Ad Dekkers (1938-1974) werd bekend door zijn reliëfs en grote abstract-geometrische werken. Het onderzoek van de kunstenaar beweegt zich tussen tegenstellingen: licht en donker, zwart en wit, hoog en laag, cirkel en vierkant, zichtbaar en verborgen. Deze twee kanten in zijn werk vullen elkaar steeds aan. Elk kunstwerk vormt steeds een slechts voorlopig evenwicht. Fascinerend hoe uit het plaatsen van een punt, een lijn, het vierkant en de cirkel kunnen gaan ontstaan. Hoe we de verandering, de transformatie van de ruimte in twee en drie dimensies bijna kunnen voelen. De essays van Katja Rodenburg maken deze transformatie, in het spel tussen lijn en schaduw, voor de lezer niet alleen zichtbaar maar ook ‘ervaarbaar’.

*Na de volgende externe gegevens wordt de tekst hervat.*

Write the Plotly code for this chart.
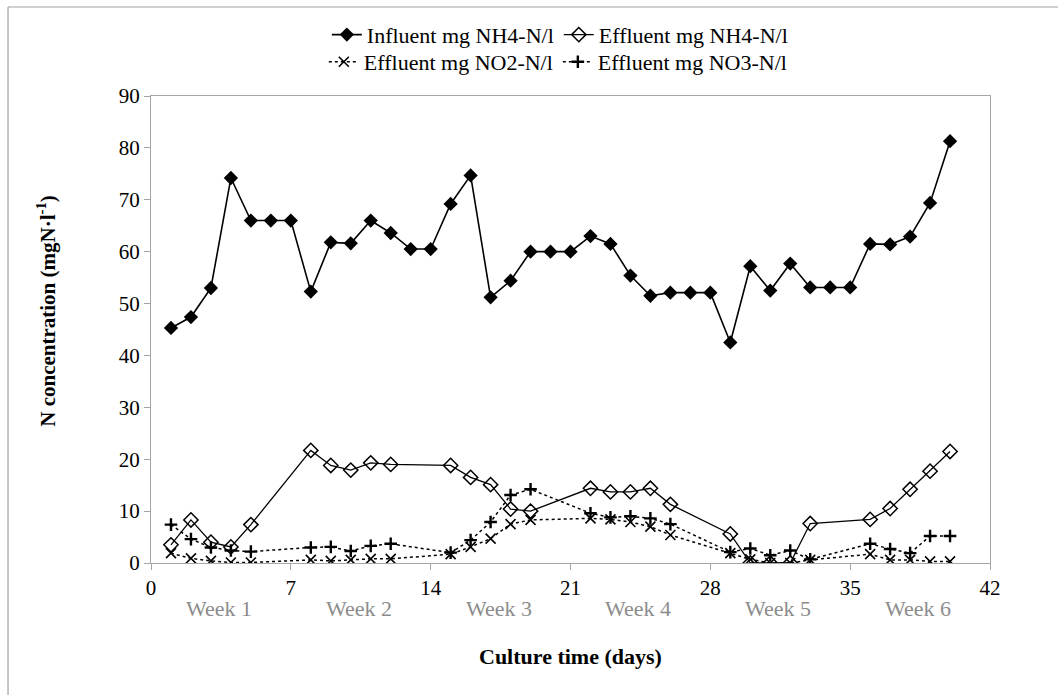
import plotly.graph_objects as go

# ---- data ----
influent_days = list(range(1, 41))
influent_nh4 = [45.3, 47.4, 53.0, 74.2, 66.0, 66.0, 66.0, 52.3, 61.8, 61.6,
                66.0, 63.6, 60.5, 60.5, 69.2, 74.7, 51.2, 54.4, 60.0, 60.0,
                60.0, 63.0, 61.5, 55.4, 51.5, 52.1, 52.1, 52.1, 42.5, 57.2,
                52.5, 57.7, 53.1, 53.1, 53.1, 61.5, 61.4, 62.9, 69.4, 81.3]

eff_days = [1, 2, 3, 4, 5, 8, 9, 10, 11, 12, 15, 16, 17, 18, 19, 22, 23, 24, 25, 26,
            29, 30, 31, 32, 33, 36, 37, 38, 39, 40]
eff_nh4 = [3.5, 8.3, 4.0, 3.1, 7.4, 21.7, 18.8, 17.9, 19.3, 19.0,
           18.8, 16.5, 15.1, 10.4, 10.0, 14.4, 13.7, 13.7, 14.4, 11.3,
           5.6, 0.0, 0.0, 0.0, 7.6, 8.4, 10.5, 14.2, 17.7, 21.5]
eff_no2 = [1.9, 0.9, 0.4, 0.1, 0.1, 0.6, 0.4, 0.6, 0.8, 0.8,
           1.7, 3.1, 4.7, 7.5, 8.3, 8.6, 8.4, 7.9, 7.0, 5.4,
           1.9, 0.7, 0.0, 0.0, 0.6, 1.7, 0.6, 0.6, 0.3, 0.3]
eff_no3 = [7.4, 4.6, 3.0, 2.4, 2.2, 3.0, 3.1, 2.3, 3.3, 3.7,
           2.0, 4.4, 7.9, 13.1, 14.2, 9.6, 8.8, 9.0, 8.6, 7.5,
           2.1, 2.8, 1.5, 2.4, 0.7, 3.7, 2.7, 1.9, 5.2, 5.2]

series_names = ["Influent mg NH4-N/l", "Effluent mg NH4-N/l",
                "Effluent mg NO2-N/l", "Effluent mg NO3-N/l"]
x_ticks = [0, 7, 14, 21, 28, 35, 42]
y_ticks = [0, 10, 20, 30, 40, 50, 60, 70, 80, 90]
week_labels = ["Week 1", "Week 2", "Week 3", "Week 4", "Week 5", "Week 6"]

FONT = "Liberation Serif, Times New Roman, serif"
AXIS_GREY = "#a6a6a6"

fig = go.Figure()
fig.add_trace(go.Scatter(
    x=influent_days, y=influent_nh4, name=series_names[0], mode="lines+markers",
    line=dict(color="black", width=1.6),
    marker=dict(symbol="diamond", size=11, color="black"),
    legend="legend"))
fig.add_trace(go.Scatter(
    x=eff_days, y=eff_nh4, name=series_names[1], mode="lines+markers",
    line=dict(color="black", width=1.3),
    marker=dict(symbol="diamond-open", size=11, color="black", line=dict(width=1.5)),
    legend="legend"))
fig.add_trace(go.Scatter(
    x=eff_days, y=eff_no2, name=series_names[2], mode="lines+markers",
    line=dict(color="black", width=1.5, dash="dot"),
    marker=dict(symbol="x-thin", size=10, color="black", line=dict(width=1.6, color="black")),
    legend="legend2"))
fig.add_trace(go.Scatter(
    x=eff_days, y=eff_no3, name=series_names[3], mode="lines+markers",
    line=dict(color="black", width=1.5, dash="dot"),
    marker=dict(symbol="cross-thin", size=9, color="black", line=dict(width=2.4, color="black")),
    legend="legend2"))

annotations = []
for i, w in enumerate(week_labels):
    annotations.append(dict(
        x=7 * i + 3.4, y=-0.097, xref="x", yref="paper", text=w, showarrow=False,
        font=dict(family=FONT, size=22, color="#8c8c8c"), xanchor="center", yanchor="middle"))
annotations.append(dict(
    x=0.5, y=-0.201, xref="paper", yref="paper", text="<b>Culture time (days)</b>",
    showarrow=False, font=dict(family=FONT, size=22, color="black"),
    xanchor="center", yanchor="middle"))
annotations.append(dict(
    x=-0.124, y=0.54, xref="paper", yref="paper",
    text="<b>N concentration (mgN·l<sup>-1</sup>)</b>", textangle=-90,
    showarrow=False, font=dict(family=FONT, size=21, color="black"),
    xanchor="center", yanchor="middle"))

legend_common = dict(orientation="h", xanchor="right", yanchor="middle",
                     font=dict(family=FONT, size=22, color="black"),
                     bgcolor="rgba(0,0,0,0)", itemwidth=30, tracegroupgap=0)

fig.update_layout(
    width=1058, height=695,
    margin=dict(l=151, r=68, t=96, b=132),
    paper_bgcolor="white", plot_bgcolor="white",
    font=dict(family=FONT, color="black"),
    showlegend=True,
    legend=dict(x=0.765, y=1.131, **legend_common),
    legend2=dict(x=0.765, y=1.073, **legend_common),
    annotations=annotations,
    shapes=[
        dict(type="line", xref="paper", yref="paper", x0=-0.1704, x1=-0.1704,
             y0=1.1906, y1=-0.4, line=dict(color="#a0a0a0", width=1.2)),
        dict(type="line", xref="paper", yref="paper", x0=-0.1704, x1=1.2,
             y0=1.1906, y1=1.1906, line=dict(color="#a0a0a0", width=1.2)),
    ],
)
fig.update_xaxes(range=[0, 42], tickvals=x_ticks, ticktext=[str(t) for t in x_ticks],
                 showgrid=False, zeroline=False, showline=True, linecolor=AXIS_GREY,
                 linewidth=1.3, mirror=True, ticks="outside", ticklen=6, tickcolor=AXIS_GREY,
                 tickfont=dict(family=FONT, size=21, color="black"))
fig.update_yaxes(range=[0, 90], tickvals=y_ticks, showgrid=False, zeroline=False,
                 showline=True, linecolor=AXIS_GREY, linewidth=1.3, mirror=True,
                 ticks="outside", ticklen=6, tickcolor=AXIS_GREY,
                 tickfont=dict(family=FONT, size=21, color="black"))

fig.write_html("out.html")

De drijfveren en de ontwikkeling van de ideeën van de kunstenaar staan centraal. Belangrijke momenten zijn het lezen van een inleiding van de kunsthistoricus Hans Jaffé over Mondriaan en de kennismaking met het werk van Ben Nicholson. Hoe dragen deze ervaringen bij aan zijn idee over wat een kunstenaar is en zou moeten zijn? We volgen Ad Dekkers op zijn zoektocht naar de essentie. Een zoeken naar een helderheid en balans, een evenwicht dat niet gemakkelijk te vinden is in de wereld.
Lijn en schaduw belicht de kracht van het scheppen van de kunstenaar, aan de hand van zijn eigen – voor de lezer wellicht onverwacht – veelzijdige werken. Hoe blijft een kunstenaar in de jaren zestig en begin zeventig in Nederland overeind als hij een brug moet bouwen terwijl hij er overheen loopt?